Copyrights and Trademarks - - BioPharm International


Copyrights and Trademarks

BioPharm International
Volume 1, Issue 8

To obtain a federal trademark registration, one must apply by filing an application in the US Patent and Trademark Office.14 The application must include, among other things, the date of first use, a sample use, and a verified statement that the mark is being used in commerce and that no other person has the right to use the mark.15 If the application is accepted as meeting the requirements for registration and not confusingly similar to an existing trademark, it will be published for opposition. An opposition may be filed by anyone who believes he or she would be damaged by the granting of the registration. If no successful opposition is filed, a certificate of registration will be issued.16

Trademark Infringement

The two key components of trademark infringement are: (1) the trademark is protectable, and (2) the allegedly infringing mark is likely to confuse consumers as to source or sponsorship of the product.17 The ultimate inquiry in trademark infringement cases is whether, considering all circumstances, a likelihood exists that consumers will be confused by the similar marks. Courts have identified several factors as guidelines for evaluating the likelihood of confusion, including (1) strength of the mark, (2) similarity of the two marks, (3) relatedness of the goods or services, (4) evidence of actual confusion in the marketplace, (5) marketing channels used, (6) likely degree of customer care or sophistication, (7) intent in selecting a similar mark, and (8) likelihood of expansion of product lines. It is the totality of the facts in a given case that is dispositive.18 Various courts and commentators have listed additional considerations, and have given particular weight to certain factors, depending on the specific circumstances.19

Trends and Tips

Developing the best branding campaign involves market research, professional advertising, and legal assistance. One should not underestimate the importance of trademarks and advertising in today's competitive marketplace. Recent trends include direct marketing to consumers through mass media (rather than narrower marketing to medical professionals) and increased use of the Internet. Knowing and understanding one's market, one's target customers, and one's competitors, plus the legal procedures for trademark protection and applicable Food and Drug Administration (FDA) and Federal Trade Commission (FTC) rules, is critical to developing a trademark and advertising strategy.

References and Notes

1. The Copyright Clause of the US Constitution provides Congress with authority "To promote the Progress of Science and useful Arts, by securing for limited Times to Authors and Inventors the exclusive Right to their respective Writings and Discoveries." US Const Art I, 8 cl 8.

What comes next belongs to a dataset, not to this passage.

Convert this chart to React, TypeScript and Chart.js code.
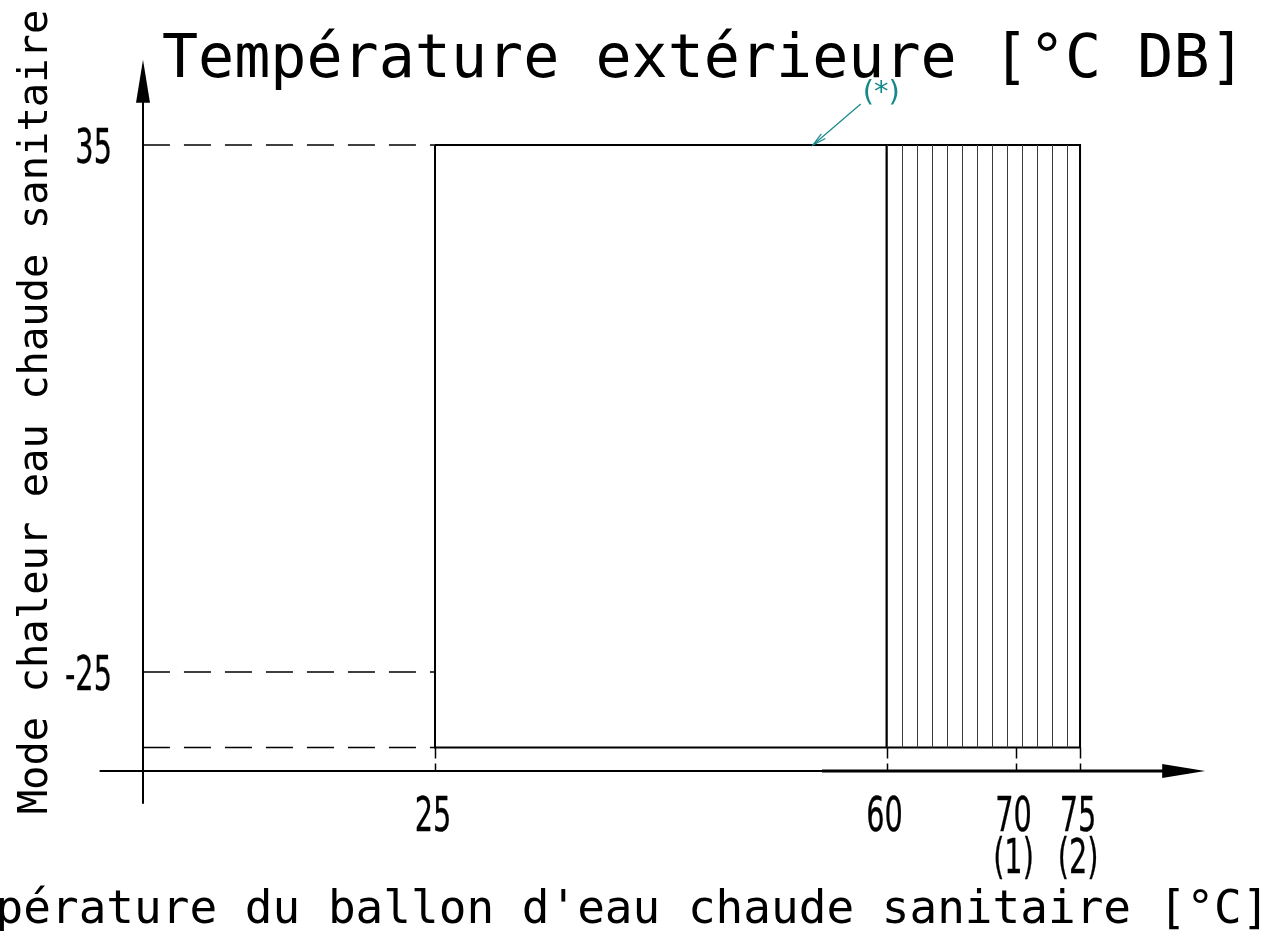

2. The following works are generally not entitled to copyright protection: titles, names, short phrases or slogans, mere variations of typographic ornamentation, lettering or coloring, and mere listings of ingredients or contents.

3. Before 1978, federal copyright rights were generally secured by the act of publication with notice of copyright, assuming compliance with all other relevant statutory conditions.

4. While registration is not required, registration has a number of statutory advantages.

5. Special deposit requirements exist for computer programs and other works, such that proprietary materials can be redacted and trade secrets protected under certain circumstances.

6. Statutory damages can range from $750 to $30,000; however, where the infringement was willful, a court may increase the award up to $150,000.

7. For drug labels, copyright protection may be limited. The Hatch-Waxman Amendments to the Federal Food, Drug, and Cosmetic Act require generic drug sellers to use the label approved by the FDA; accordingly, copyright liability does not attach. See SmithKline Beecham Consumer Healthcare, LP v Watson Pharmaceuticals, Inc, 211 F3d 21 (2d Cir 2000).

8. The Lanham Act is the common name for the Trademark Act of 1946, as amended, 15 USC 1051, et seq.

9. Federal trademark registration lasts for 10 years, subject to indefinite 10-year renewals. States vary as to the terms
of trademark registrations and requirements.

10. Through extensive use and advertising, such terms may take on a "secondary" meaning as a source identifier.